Tintin au pays de l'humour noir.
L’Île Noire est un album exceptionnel, hors-norme dans la série des aventures de Tintin. Non seulement pour ses rebondissements éditoriaux (3 versions différentes, tout de même !), mais aussi et surtout pour le ton sombre qui domine toute l’intrigue : avec cette longue enquête trépidante en direction des brumes écossaises, Hergé brise tous les codes et s’essaye à l’humour noir.
Tintin a toujours été un chanceux, un veinard impayable, et un bon hasard providentiel le sort de tous les pétrins ... sauf ici ! Jamais Tintin n’a été autant assommé, menotté, blessé que dans l’Île Noire. Hergé semble faire s’acharner le sort sur son héros, comme pour rééquilibrer le jeu après ses premières aventures trop parfaites : Tintin veut sauter sur le toit d’une voiture en pleine course ? Il se vautre.
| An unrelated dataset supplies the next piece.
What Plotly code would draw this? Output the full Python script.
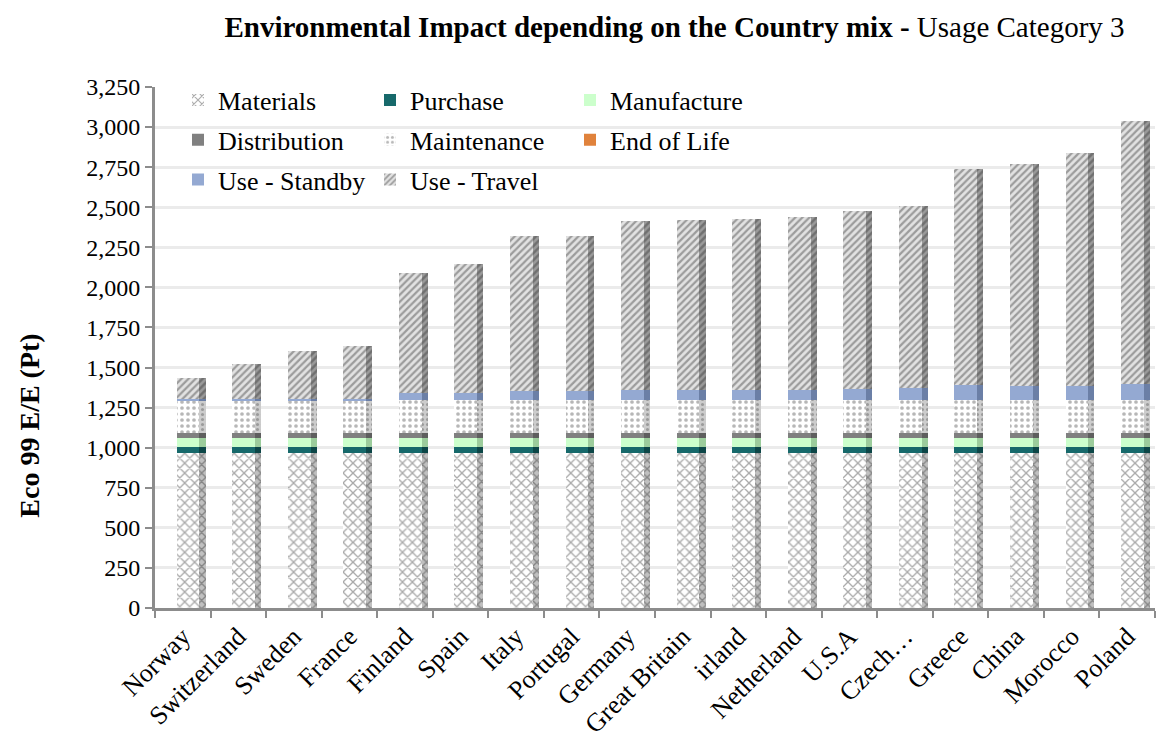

Il se travestit en un quart de seconde ? Cela foire lamentablement. C’est un humour complètement inattendu, dans la veine d’un Buster Keaton, où l’on rit noir en voyant la malchance se déchaîner sur le petit reporter. On apprécie aussi l’incursion de Hergé dans l’humour british, avec la scène des pompiers qui ont perdu la clef de leur garage.
Tout le monde en prend pour son grade, Milou n’est pas en reste lui non plus. Lui qui a toujours été la bonne conscience de Tintin, voilà qu’il manque son coup une fois sur deux, et finit l’aventure en poivrot alcoolisé. La même noirceur se retrouve jusque dans les personnages secondaires : un beau pilote d’avion au profil de cinéma finit par crasher l’appareil, tandis qu’un simple mécanicien s’en sort avec les éloges. Pour une fois, les Dupondt ne dénotent pas dans le paysage : c’est comme si Hergé avait logé tous les personnages à la même enseigne, ils sont tous devenus aussi malchanceux que les deux policiers.
Mais l’Île Noire, c’est avant tout une intrigue assombrie, loin des joyeuses péripéties habituelles. Cet album montre l’introduction la plus courte et la plus violente d’une aventure de Tintin, puisqu’il prend une balle dans la peau dès la première page. L’histoire articule les scènes de nuit, les incendies, les crashs d’avion. Dans la dernière partie de l’œuvre, l’apparition du sombre château de Kiltoch renforce cette noirceur dans l’intrigue, et offre à Hergé de dessiner la couverture la plus réussie des albums de Tintin, gorgée de mystère.
Qui dit intrigue plus sombre, dit héros plus sombre. Jamais Tintin n'a été autant expressif, toujours sourcils froncés, le visage renfrogné. Des expressions normalement bien loin de cet éternel chanceux, et davantage réservées au Capitaine Haddock (qui n'apparaît pas encore dans cette aventure). En accord avec cette mine plus sombre, Tintin gronde plusieurs fois Milou pour sa désobéissance, et le corrige même une fois. On a rarement vu le petit belge dans un tel état.
Loin des dénonciations politiques des albums précédents, l’Île Noire rompt avec leur humanisme habituel : l'album contient seulement une critique déguisée du faux monnayeur Georg Bell (proche du régime nazi), c'est assez léger. Exit aussi la belle amitié née entre Tintin et les Dupondt dans le Lotus Bleu, c’est comme si Hergé avait voulu faire payer à son héros ses tentatives de changer le monde.
Un album noir, intense, prenant. Hergé n’est pas loin du sommet de son art.